A block of data
==================================================

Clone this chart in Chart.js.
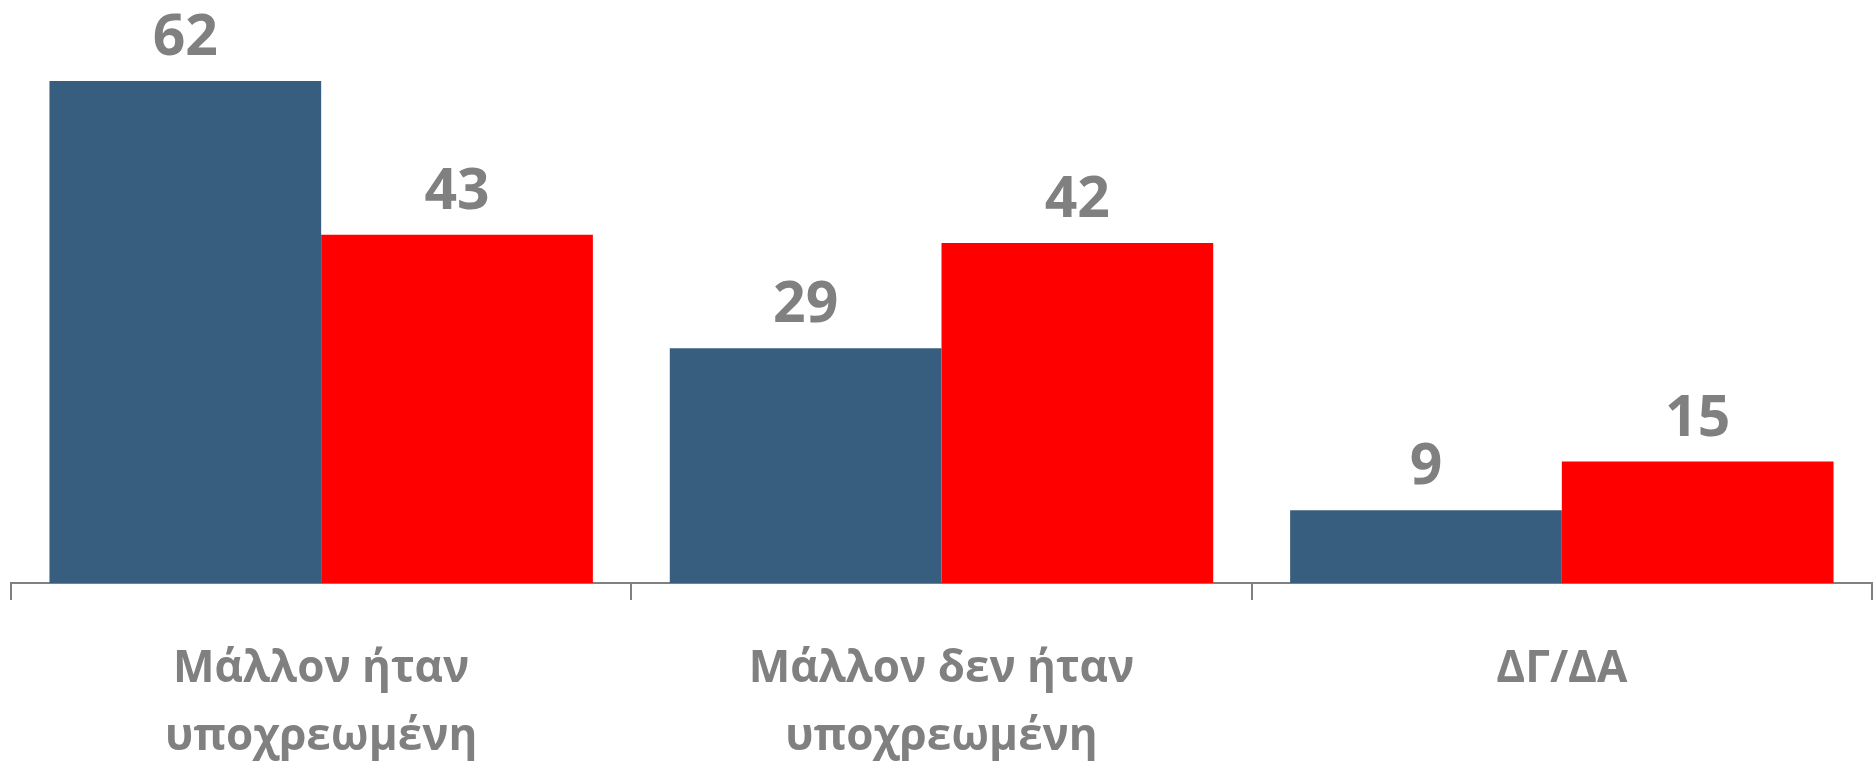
<!DOCTYPE html>
<html>
<head>
<meta charset="utf-8">
<script src="https://cdn.jsdelivr.net/npm/chart.js@4/dist/chart.umd.min.js"></script>
<style>
  html, body { margin: 0; padding: 0; background: #fff; }
  #wrap { width: 1874px; height: 764px; position: relative; }
</style>
</head>
<body>
<div id="wrap"><canvas id="chart"></canvas></div>
<script>
// category labels (two lines where the original wraps)
const categories = [
  ['Μάλλον ήταν', 'υποχρεωμένη'],
  ['Μάλλον δεν ήταν', 'υποχρεωμένη'],
  'ΔΓ/ΔΑ'
];
const seriesA = [62, 29, 9];
const seriesB = [43, 42, 15];

const TEXT_GREY = '#808080';
const FONT = "'Open Sans', 'Noto Sans', sans-serif";

// writes each value above its bar
const valueLabels = {
  id: 'valueLabels',
  afterDatasetsDraw(chart) {
    const ctx = chart.ctx;
    ctx.save();
    ctx.fillStyle = TEXT_GREY;
    ctx.font = `bold 57px ${FONT}`;
    ctx.textAlign = 'center';
    ctx.textBaseline = 'alphabetic';
    chart.data.datasets.forEach((ds, i) => {
      chart.getDatasetMeta(i).data.forEach((bar, j) => {
        ctx.fillText(String(ds.data[j]), bar.x, bar.y - 26);
      });
    });
    ctx.restore();
  }
};

const ctx = document.getElementById('chart').getContext('2d');
new Chart(ctx, {
  type: 'bar',
  data: {
    labels: categories,
    datasets: [
      { label: 'Σειρά 1', data: seriesA, backgroundColor: '#375E7E' },
      { label: 'Σειρά 2', data: seriesB, backgroundColor: '#FF0000' }
    ]
  },
  options: {
    responsive: true,
    maintainAspectRatio: false,
    animation: false,
    layout: { padding: { left: 11, right: 2, top: 0, bottom: 0 } },
    datasets: {
      bar: { categoryPercentage: 0.876, barPercentage: 1.0 }
    },
    plugins: {
      legend: { display: false },
      tooltip: { enabled: false }
    },
    scales: {
      x: {
        afterFit(scale) { scale.height = 181; },
        border: { display: true, color: TEXT_GREY, width: 2 },
        grid: {
          offset: true,
          drawOnChartArea: false,
          drawTicks: true,
          tickLength: 17,
          color: TEXT_GREY,
          lineWidth: 2
        },
        ticks: {
          color: TEXT_GREY,
          padding: 35,
          maxRotation: 0,
          autoSkip: false,
          font: { family: FONT, size: 44, weight: 'bold', lineHeight: 1.55 }
        }
      },
      y: {
        display: false,
        min: 0,
        max: 72
      }
    }
  },
  plugins: [valueLabels]
});
</script>
</body>
</html>
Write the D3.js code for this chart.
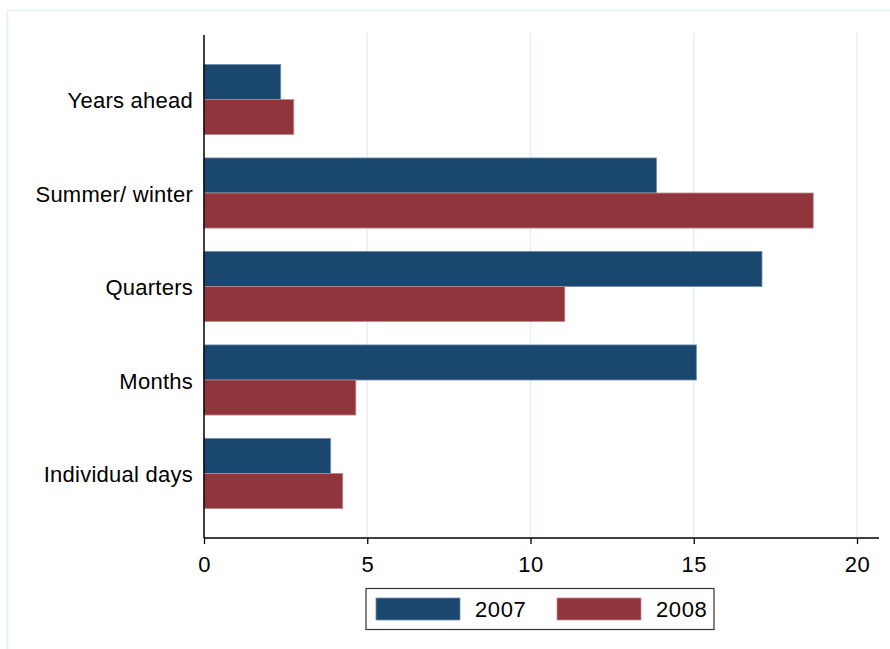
<!DOCTYPE html>
<html><head><meta charset="utf-8">
<script src="https://cdn.jsdelivr.net/npm/d3@7"></script>
<style>body{margin:0;background:#fff;}svg{display:block;font-family:"Liberation Sans",Arial,Helvetica,sans-serif;}</style>
</head><body>
<svg id="c" width="890" height="649"></svg>
<script>
const categories = ["Years ahead","Summer/ winter","Quarters","Months","Individual days"];
const series = ["2007","2008"];
const values2007 = [2.35, 13.86, 17.09, 15.08, 3.88];
const values2008 = [2.75, 18.66, 11.05, 4.65, 4.25];
const xTicks = [0,5,10,15,20];
const colors = ["#1a476f","#90353b"];
const strokes = ["#6f8eab","#c08a8e"];

const svg = d3.select("#c");
// outer frame
svg.append("path").attr("d","M7.5,649 L7.5,10.5 L890,10.5").attr("fill","none").attr("stroke","#e6eff0").attr("stroke-width",1.5);

const x = d3.scaleLinear().domain([0,20]).range([204,857]);
const y = d3.scaleBand().domain(categories).range([35,538]).paddingInner(0.25).paddingOuter(0.315);
const ys = d3.scaleBand().domain(series).range([0,y.bandwidth()]);

// gridlines
svg.append("g").selectAll("line").data(xTicks.filter(d=>d>0)).join("line")
  .attr("x1",d=>x(d)).attr("x2",d=>x(d)).attr("y1",33).attr("y2",537)
  .attr("stroke","#e8eff3").attr("stroke-width",1.6);

const data = categories.map((c,i)=>({cat:c, vals:[values2007[i], values2008[i]]}));
const g = svg.append("g");
data.forEach(d=>{
  d.vals.forEach((v,j)=>{
    g.append("rect").attr("x",x(0)).attr("y",y(d.cat)+ys(series[j]))
      .attr("width",x(v)-x(0)).attr("height",ys.bandwidth())
      .attr("fill",colors[j]).attr("stroke",strokes[j]).attr("stroke-width",0.8);
  });
});

// y axis
svg.append("line").attr("x1",204).attr("x2",204).attr("y1",35).attr("y2",538).attr("stroke","#000").attr("stroke-width",1.5);
svg.append("g").selectAll("text").data(categories).join("text")
  .attr("x",193).attr("y",d=>y(d)+y.bandwidth()/2+1).attr("dy","0.36em")
  .attr("text-anchor","end").attr("font-size",22).attr("letter-spacing","0.25px").attr("fill","#000").text(d=>d);

// x axis
const xa = svg.append("g").attr("transform","translate(0,538)")
  .call(d3.axisBottom(x).tickValues(xTicks).tickSize(6).tickPadding(12).tickFormat(d3.format("d")));
xa.select(".domain").remove();
xa.append("line").attr("x1",204).attr("x2",879).attr("stroke","#000").attr("stroke-width",1.5);
xa.selectAll(".tick line").attr("stroke","#000").attr("stroke-width",1.3);
xa.selectAll(".tick text").attr("font-size",22).attr("letter-spacing","0.5px").attr("fill","#000").attr("font-family","Liberation Sans, Arial, sans-serif");

// legend
const lg = svg.append("g");
lg.append("rect").attr("x",366).attr("y",588.5).attr("width",348).attr("height",41).attr("fill","#fff").attr("stroke","#333").attr("stroke-width",1.2);
const lx = [376,557];
series.forEach((s,j)=>{
  lg.append("rect").attr("x",lx[j]).attr("y",598).attr("width",84).attr("height",22)
    .attr("fill",colors[j]).attr("stroke",strokes[j]).attr("stroke-width",0.8);
  lg.append("text").attr("x",lx[j]+99).attr("y",609).attr("dy","0.36em").attr("font-size",22).attr("letter-spacing","0.6px").attr("fill","#000").text(s);
});
</script>
</body></html>
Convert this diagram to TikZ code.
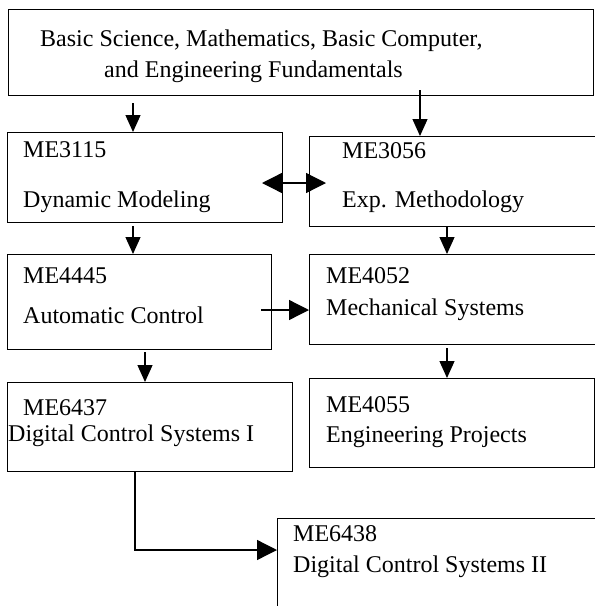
\documentclass[tikz,border=0pt]{standalone}
\usepackage{fontspec}
\setmainfont{Liberation Serif}
\usetikzlibrary{arrows.meta, positioning}

\begin{document}
\begin{tikzpicture}[
    x=1pt, y=-1pt,
    box/.style={rectangle, draw=black, line width=1.3pt, anchor=north west,
                inner sep=0pt},
    lbl/.style={anchor=base west, inner sep=0pt, font=\fontsize{24}{28}\selectfont},
    arrow/.style={-{Triangle[length=17pt, width=15pt]}, line width=1.3pt},
    harrow/.style={-{Triangle[length=20pt, width=20pt]}, line width=1.3pt},
    darrow/.style={{Triangle[length=20pt, width=20pt]}-{Triangle[length=20pt, width=20pt]},
                   line width=1.3pt}
]
\useasboundingbox (0,0) rectangle (595,606);
\clip (0,0) rectangle (595,606);

% Fundamentals (top)
\node[box, minimum width=585pt, minimum height=86pt] at (8,9) (fund) {};
\node[lbl] at (40,46) (fund1) {Basic Science, Mathematics, Basic Computer,};
\node[lbl] at (104,77) (fund2) {and Engineering Fundamentals};

% First row
\node[box, minimum width=275pt, minimum height=90pt] at (7,132) (me3115) {};
\node[lbl] at (23,157) (me3115a) {ME3115};
\node[lbl] at (23,207) (me3115b) {Dynamic Modeling};

\node[box, minimum width=300pt, minimum height=90pt] at (309,136) (me3056) {};
\node[lbl] at (342,158) (me3056a) {ME3056};
\node[lbl] at (342,207) (me3056b) {Exp. Methodology};

% Second row
\node[box, minimum width=264pt, minimum height=95pt] at (7,254) (me4445) {};
\node[lbl] at (23,283) (me4445a) {ME4445};
\node[lbl] at (23,323) (me4445b) {Automatic Control};

\node[box, minimum width=300pt, minimum height=90pt] at (309,254) (me4052) {};
\node[lbl] at (326,283) (me4052a) {ME4052};
\node[lbl] at (326,315) (me4052b) {Mechanical Systems};

% Third row
\node[box, minimum width=285pt, minimum height=89pt] at (7,382) (me6437) {};
\node[lbl] at (23,415) (me6437a) {ME6437};
\node[lbl] at (8,441) (me6437b) {Digital Control Systems I};

\node[box, minimum width=285pt, minimum height=89pt] at (309,378) (me4055) {};
\node[lbl] at (326,412) (me4055a) {ME4055};
\node[lbl] at (326,442) (me4055b) {Engineering Projects};

% Last course
\node[box, minimum width=330pt, minimum height=88pt] at (277,518) (me6438) {};
\node[lbl] at (293,541) (me6438a) {ME6438};
\node[lbl] at (293,572) (me6438b) {Digital Control Systems II};

% Arrow tails
\coordinate (t1) at (133,103);
\coordinate (t2) at (420,90);
\coordinate (t3) at (133,226);
\coordinate (t4) at (447,226);
\coordinate (t5) at (145,352);
\coordinate (t6) at (447,348);
\coordinate (d1) at (262,183);
\coordinate (d2) at (326,183);
\coordinate (h1) at (261,310);
\coordinate (e1) at (135,471);

% Arrows downwards
\draw[arrow] (t1) -- (t1 |- me3115.north);
\draw[arrow] (t2) -- (t2 |- me3056.north);
\draw[arrow] (t3) -- (t3 |- me4445.north);
\draw[arrow] (t4) -- (t4 |- me4052.north);
\draw[arrow] (t5) -- (t5 |- me6437.north);
\draw[arrow] (t6) -- (t6 |- me4055.north);

% Sideways
\draw[darrow] (d1) -- (d2);
\draw[harrow] (h1) -- (h1 -| me4052.west);
\draw[harrow] (e1) |- ([yshift=-32pt]me6438.north west);

\end{tikzpicture}
\end{document}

==================================================

- Exercise: Repeat only the lines from the one holding "Convert this diagram to TikZ code." to the one holding "at (104,77) (fund2)", both ends included, and drop the images.

- Reply:
Convert this diagram to TikZ code.
\documentclass[tikz,border=0pt]{standalone}
\usepackage{fontspec}
\setmainfont{Liberation Serif}
\usetikzlibrary{arrows.meta, positioning}

\begin{document}
\begin{tikzpicture}[
    x=1pt, y=-1pt,
    box/.style={rectangle, draw=black, line width=1.3pt, anchor=north west,
                inner sep=0pt},
    lbl/.style={anchor=base west, inner sep=0pt, font=\fontsize{24}{28}\selectfont},
    arrow/.style={-{Triangle[length=17pt, width=15pt]}, line width=1.3pt},
    harrow/.style={-{Triangle[length=20pt, width=20pt]}, line width=1.3pt},
    darrow/.style={{Triangle[length=20pt, width=20pt]}-{Triangle[length=20pt, width=20pt]},
                   line width=1.3pt}
]
\useasboundingbox (0,0) rectangle (595,606);
\clip (0,0) rectangle (595,606);

% Fundamentals (top)
\node[box, minimum width=585pt, minimum height=86pt] at (8,9) (fund) {};
\node[lbl] at (40,46) (fund1) {Basic Science, Mathematics, Basic Computer,};
\node[lbl] at (104,77) (fund2) {and Engineering Fundamentals};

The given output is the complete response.